Jean-François Gau (PCF) Et j’ajoute que des questions politiques très sérieuses conditionnent ce rassemblement. Quelle ambition ? Quel projet ? Quelles candidatures communes en 2007 ? Quelles conditions de participation éventuelle à une majorité, à un gouvernement ? Ces questions ne peuvent être réglées que dans une dynamique populaire, d’où l’importance des collectifs qui se créent dans les entreprises, les quartiers.

Dans votre appel vous affirmez que votre premier objectif est de battre la droite. Êtes-vous d’accord sur la manière d’envisager le second tour des élections ?

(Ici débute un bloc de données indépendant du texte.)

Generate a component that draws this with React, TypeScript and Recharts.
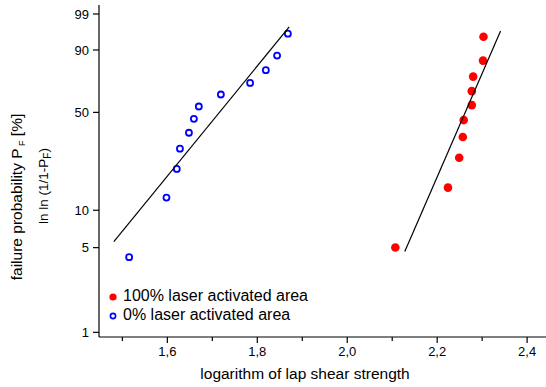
import React from "react"
import { Legend, Scatter, ScatterChart, XAxis, YAxis } from "recharts"

// Weibull plot: y values are ln(ln(1/(1-P)))
const laser100 = [
  { x: 2.107, y: -2.968 },
  { x: 2.224, y: -1.815 },
  { x: 2.249, y: -1.239 },
  { x: 2.257, y: -0.842 },
  { x: 2.259, y: -0.515 },
  { x: 2.277, y: -0.227 },
  { x: 2.277, y: 0.042 },
  { x: 2.28, y: 0.322 },
  { x: 2.302, y: 0.63 },
  { x: 2.303, y: 1.09 },
]

const laser0 = [
  { x: 1.515, y: -3.154 },
  { x: 1.598, y: -2.007 },
  { x: 1.621, y: -1.456 },
  { x: 1.628, y: -1.066 },
  { x: 1.648, y: -0.759 },
  { x: 1.659, y: -0.49 },
  { x: 1.67, y: -0.254 },
  { x: 1.719, y: -0.023 },
  { x: 1.784, y: 0.201 },
  { x: 1.819, y: 0.445 },
  { x: 1.844, y: 0.726 },
  { x: 1.868, y: 1.148 },
]

const fit100 = [
  { x: 2.128, y: -3.044 },
  { x: 2.341, y: 1.2 },
]

const fit0 = [
  { x: 1.481, y: -2.852 },
  { x: 1.871, y: 1.277 },
]

const yTickPercents = [1, 5, 10, 50, 90, 99]
const xMajorTicks = [1.6, 1.8, 2.0, 2.2, 2.4]
const xMinorTicks = [1.5, 1.7, 1.9, 2.1, 2.3]

const weibull = (p: number) => Math.log(-Math.log(1 - p / 100))
const yTicks = yTickPercents.map(weibull)
const xTicks = [...xMajorTicks, ...xMinorTicks].sort((a, b) => a - b)

const FONT = "Arial, 'Liberation Sans', Helvetica, sans-serif"

const XTick = (props: any) => {
  const { x, y, payload } = props
  const major = xMajorTicks.some((t) => Math.abs(t - payload.value) < 1e-6)
  return (
    <g>
      <line x1={x} x2={x} y1={y} y2={y + (major ? 6 : 4)} stroke="#000" strokeWidth={1.2} />
      {major && (
        <text x={x} y={y + 10} dy="0.71em" textAnchor="middle" fontSize={13} fill="#000" fontFamily={FONT}>
          {payload.value.toFixed(1).replace(".", ",")}
        </text>
      )}
    </g>
  )
}

const YLabels = () => (
  <g fontFamily={FONT} fill="#000">
    <text x={22} y={197} fontSize={15.5} textAnchor="middle" transform="rotate(-90 22 197)">
      failure probability P
      <tspan fontSize={9} dy={3}> F</tspan>
      <tspan dy={-3}> [%]</tspan>
    </text>
    <text x={48} y={186} fontSize={13.5} textAnchor="middle" transform="rotate(-90 48 186)">
      ln ln (1/1-P
      <tspan fontSize={10} dy={3}>F</tspan>
      <tspan dy={-3}>)</tspan>
    </text>
  </g>
)

const XLabel = () => (
  <text x={305} y={379} fontSize={15.5} textAnchor="middle" fill="#000" fontFamily={FONT}>
    logarithm of lap shear strength
  </text>
)

const RedDot = (props: any) => <circle cx={props.cx} cy={props.cy} r={4.3} fill="#ff0000" />
const BlueRing = (props: any) => (
  <circle cx={props.cx} cy={props.cy} r={3} fill="none" stroke="#0000ff" strokeWidth={1.8} />
)
const NoDot = () => null

const LegendBox = () => (
  <div style={{ fontFamily: FONT, fontSize: 16, color: "#000", lineHeight: "19px", whiteSpace: "nowrap" }}>
    <div style={{ display: "flex", alignItems: "center" }}>
      <svg width={19} height={19}>
        <circle cx={9} cy={11} r={3.6} fill="#ff0000" />
      </svg>
      <span>100% laser activated area</span>
    </div>
    <div style={{ display: "flex", alignItems: "center" }}>
      <svg width={19} height={19}>
        <circle cx={9} cy={11} r={2.6} fill="none" stroke="#0000ff" strokeWidth={1.6} />
      </svg>
      <span>0% laser activated area</span>
    </div>
  </div>
)

export default function App() {
  return (
    <div style={{ position: "absolute", left: 0, top: 0, background: "#fff" }}>
      <ScatterChart width={546} height={387} margin={{ top: 5, right: 0, left: 0, bottom: 0 }}>
        <XAxis
          type="number"
          dataKey="x"
          domain={[1.448, 2.442]}
          ticks={xTicks}
          allowDataOverflow
          height={50}
          tickLine={false}
          tickSize={0}
          tickMargin={0}
          tick={<XTick />}
          axisLine={{ stroke: "#000", strokeWidth: 1.2 }}
          label={<XLabel />}
        />
        <YAxis
          type="number"
          dataKey="y"
          domain={[-4.69, 1.7]}
          ticks={yTicks}
          allowDataOverflow
          width={99}
          tickSize={6}
          tickMargin={4}
          tickFormatter={(v: number) => {
            const i = yTicks.findIndex((t) => Math.abs(t - v) < 1e-6)
            return i >= 0 ? String(yTickPercents[i]) : ""
          }}
          tick={{ fill: "#000", fontSize: 13, fontFamily: FONT }}
          tickLine={{ stroke: "#000", strokeWidth: 1.2 }}
          axisLine={{ stroke: "#000", strokeWidth: 1.2 }}
          label={<YLabels />}
        />
        <Legend
          layout="horizontal"
          verticalAlign="middle"
          align="center"
          content={<LegendBox />}
          wrapperStyle={{ position: "absolute", left: 104, top: 286, width: "auto" }}
        />
        <Scatter name="100% laser activated area" data={laser100} shape={<RedDot />} isAnimationActive={false} />
        <Scatter name="0% laser activated area" data={laser0} shape={<BlueRing />} isAnimationActive={false} />
        <Scatter
          data={fit100}
          line={{ stroke: "#000", strokeWidth: 1.2 }}
          shape={<NoDot />}
          legendType="none"
          isAnimationActive={false}
        />
        <Scatter
          data={fit0}
          line={{ stroke: "#000", strokeWidth: 1.2 }}
          shape={<NoDot />}
          legendType="none"
          isAnimationActive={false}
        />
      </ScatterChart>
    </div>
  )
}
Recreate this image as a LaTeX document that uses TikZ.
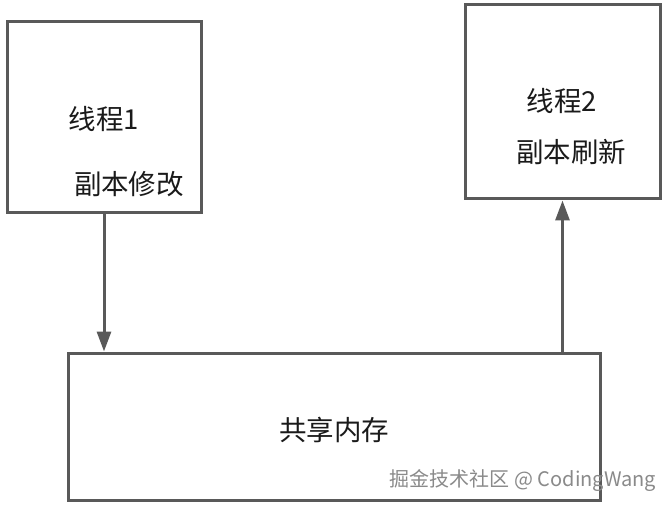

Jean-François Gau. Dans l’appel qui nous fédère nous répondons que nous nous mobiliserons pour battre la droite et l’extrême droite. La règle du retrait en faveur du candidat de gauche le mieux placé doit donc s’appliquer sans conditions. Ce ne veut en aucun cas dire apporter notre caution à ce candidat. La droite a un projet extrêmement dangereux, tout faire pour empêcher sa victoire en 2007 passe par cette disposition.

Charlotte Girard. Cet objectif est logique. Il est hors de question de permettre à la droite de passer.

Christian Picquet. Je rejoins Jean-François sans hésitation. Nous étions des millions dans la rue contre le CPE pour battre la politique de la droite, il faut la battre aussi dans les élections. Cela dit, si nous sommes amenés à appeler à voter pour le candidat de gauche le mieux placé et que ce candidat ne soit pas celui que nous avons choisi, il va de soi que cela ne signifierait pas pour nous une solidarité avec la politique que défendrait ce candidat.

Vous voulez construire un nouveau rassemblement à gauche. Est-ce possible alors que le paysage de la gauche est dominé par le PS ?

Charlotte Girard. Nous ne pensons pas que l’horizon soit bouché par le PS. Sinon nous ne serions pas engagés comme nous le sommes aujourd’hui. Le PS domine en termes électoraux, c’est un grand parti. Mais nous ne sommes pas obnubilés par cela. Nous pensons que, majoritairement en France, la gauche est antilibérale. Il est donc possible de battre la droite et de gouverner pour changer la vie vraiment, sans nous soumettre à des positions sociales libérales.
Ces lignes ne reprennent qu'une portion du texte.